Support our men in… Lucknow?

Arts activist and New Democrat Andrew Terris questions the province’s decision to rename the Hantsport Connector after William Hall, VC, the first African Canadian, and the first Canadian sailor, to receive the Victoria Cross. The son of slaves who escaped the American south during the War of 1812, Hall earned the honor for his exceptional bravery during the Siege of Lucknow in the Indian Rebellion of 1857.

On Monday, Terris wrote Premier Darrell Dexter:

The Indian Rebellion of 1857 was also known as India’s First War of Independence, so in essence Nova Scotia’s social democrats are memorializing a black man who helped white imperialists subjugate the brown men of India. Perhaps you could enlighten me as to exactly what is being celebrated here.
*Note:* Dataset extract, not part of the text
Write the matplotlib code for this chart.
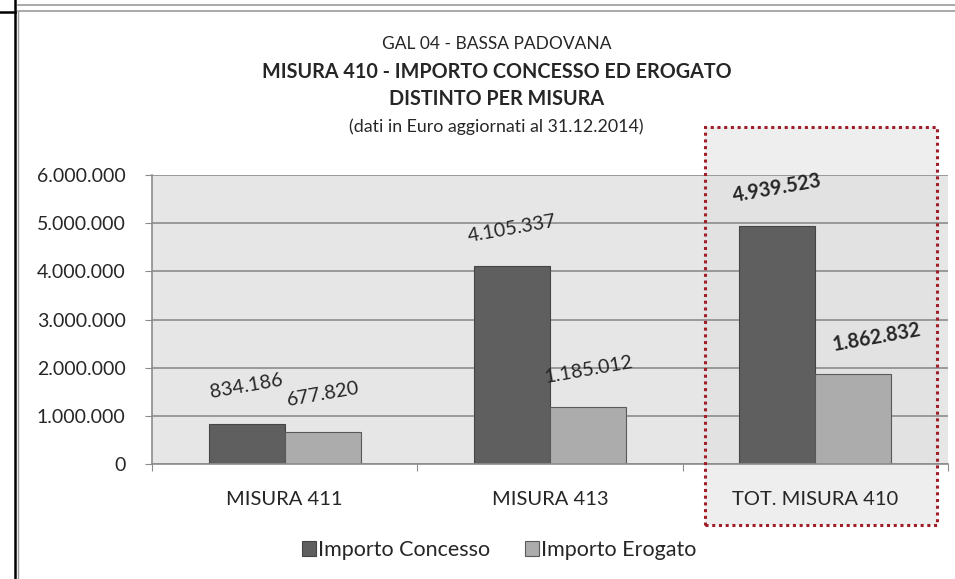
import matplotlib
matplotlib.use("Agg")
import matplotlib.pyplot as plt
import matplotlib.ticker as mticker
from matplotlib.lines import Line2D
from matplotlib.patches import Rectangle
import numpy as np

# ── data ─────────────────────────────────────────────────────────────────────
categories = ["MISURA 411", "MISURA 413", "TOT. MISURA 410"]
concesso = [834186, 4105337, 4939523]
erogato = [677820, 1185012, 1862832]
series_names = ["Importo Concesso", "Importo Erogato"]
title_lines = [
    "GAL 04 - BASSA PADOVANA",
    "MISURA 410 - IMPORTO CONCESSO ED EROGATO",
    "DISTINTO PER MISURA",
    "(dati in Euro aggiornati al 31.12.2014)",
]

FONT = ["Lato", "DejaVu Sans"]
plt.rcParams["font.family"] = FONT
TXT = "#262626"
DARK = "#5f5f5f"
LIGHT = "#acacac"


def fmt_it(v, pos=None):
    return f"{int(round(v)):,}".replace(",", ".")


fig = plt.figure(figsize=(9.55, 5.79), dpi=100)
ax = fig.add_axes([0.1592, 0.1981, 0.8335, 0.4997])
ax.set_facecolor("#e6e6e6")

x = np.arange(len(categories))
w = 0.2865
ax.bar(x - w / 2, concesso, width=w, color=DARK, edgecolor="#454545", linewidth=0.8,
       label=series_names[0], zorder=2)
ax.bar(x + w / 2, erogato, width=w, color=LIGHT, edgecolor="#5a5a5a", linewidth=0.8,
       label=series_names[1], zorder=2)

# data labels, slightly rotated as in the original
for i in range(len(categories)):
    bold = i == len(categories) - 1
    for xs, vals, dx in ((x - w / 2, concesso, 0), (x + w / 2, erogato, 17 if bold else 0)):
        ax.annotate(fmt_it(vals[i]), (xs[i], vals[i]), xytext=(dx, 27),
                    textcoords="offset points", ha="center", va="center",
                    rotation=10, fontsize=14.2, color=TXT,
                    fontweight="bold" if bold else "normal", zorder=4)

ax.set_xlim(-0.5, len(categories) - 0.5)
ax.set_ylim(0, 6_000_000)
ax.yaxis.set_major_locator(mticker.MultipleLocator(1_000_000))
ax.yaxis.set_major_formatter(mticker.FuncFormatter(fmt_it))
ax.set_axisbelow(True)
ax.grid(axis="y", color="#8c8c8c", linewidth=1.2)

ax.set_xticks(np.arange(-0.5, len(categories), 1.0))
ax.set_xticklabels([])
ax.set_xticks(x, minor=True)
ax.set_xticklabels(categories, minor=True)
ax.tick_params(axis="x", which="major", length=5, color="#8c8c8c")
ax.tick_params(axis="x", which="minor", length=0, pad=19, labelsize=14.5, labelcolor=TXT)
ax.tick_params(axis="y", length=5, color="#8c8c8c", pad=14, labelsize=14, labelcolor=TXT)

for side in ("top", "right"):
    ax.spines[side].set_visible(False)
for side in ("left", "bottom"):
    ax.spines[side].set_color("#8c8c8c")
    ax.spines[side].set_linewidth(1.2)

# highlight box around the total
hl = Rectangle((1.584, -1_260_000), 0.875, 8_260_000, facecolor="#e0e0e0", alpha=0.52,
               edgecolor="none", clip_on=False, zorder=0.3)
ax.add_patch(hl)
box = Rectangle((1.584, -1_260_000), 0.875, 8_260_000, facecolor="none",
                edgecolor="#a01e28", linestyle=(0, (1, 1.2)), linewidth=2.2,
                clip_on=False, zorder=5)
ax.add_patch(box)

# titles
fig.text(0.520, 0.924, title_lines[0], ha="center", va="center", fontsize=12.5, color=TXT)
fig.text(0.520, 0.876, title_lines[1], ha="center", va="center", fontsize=14.2,
         fontweight="bold", color=TXT)
fig.text(0.520, 0.829, title_lines[2], ha="center", va="center", fontsize=14.2,
         fontweight="bold", color=TXT)
fig.text(0.520, 0.782, title_lines[3], ha="center", va="center", fontsize=12.8, color=TXT)

ax.legend(loc="center", bbox_to_anchor=(0.523, 0.050), bbox_transform=fig.transFigure,
          ncol=2, frameon=False, fontsize=15.5, handlelength=0.65, handleheight=0.65,
          handletextpad=0.1, columnspacing=1.6, labelcolor=TXT)

# frame lines of the original sheet
W, H = 955, 579
def fline(x0, y0, x1, y1, c, lw):
    fig.add_artist(Line2D([x0 / W, x1 / W], [1 - y0 / H, 1 - y1 / H], color=c,
                          linewidth=lw, transform=fig.transFigure))

fline(15, 0, 15, H, "black", 1.8)
fline(0, 12, 15, 12, "black", 1.8)
fline(18, 12, 18, H, "#9a9a9a", 1.0)
fline(18, 5, W, 5, "#9a9a9a", 1.2)
fline(18, 11, W, 11, "#9a9a9a", 1.2)

fig.savefig("out.png", dpi=100)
HallHere Terris is making a mistake more often encountered among those on the opposite end of the political spectrum: that of conflating support for the young men and women who fight our wars with support for the political decision to go to war. How often have we heard right-wing demagogues invoke the rallying cry, “Support our boys” as a way to bully opponents of war into silence?

Terris also has the advantage of a sesquicentennial lens through which to view the morality of Britain’s efforts to retain her empire. If he wishes to redress these historic wrongs, perhaps he could start with a campaign to remove the Spring Garden Road statue of Sir Winston Churchill, who committed all manner of atrocities in pursuit of colonial control over South Africa and Ireland, instead of picking on a remarkable Black Nova Scotia farmer-shipbuilder-able seaman whose life played out in the age of sail.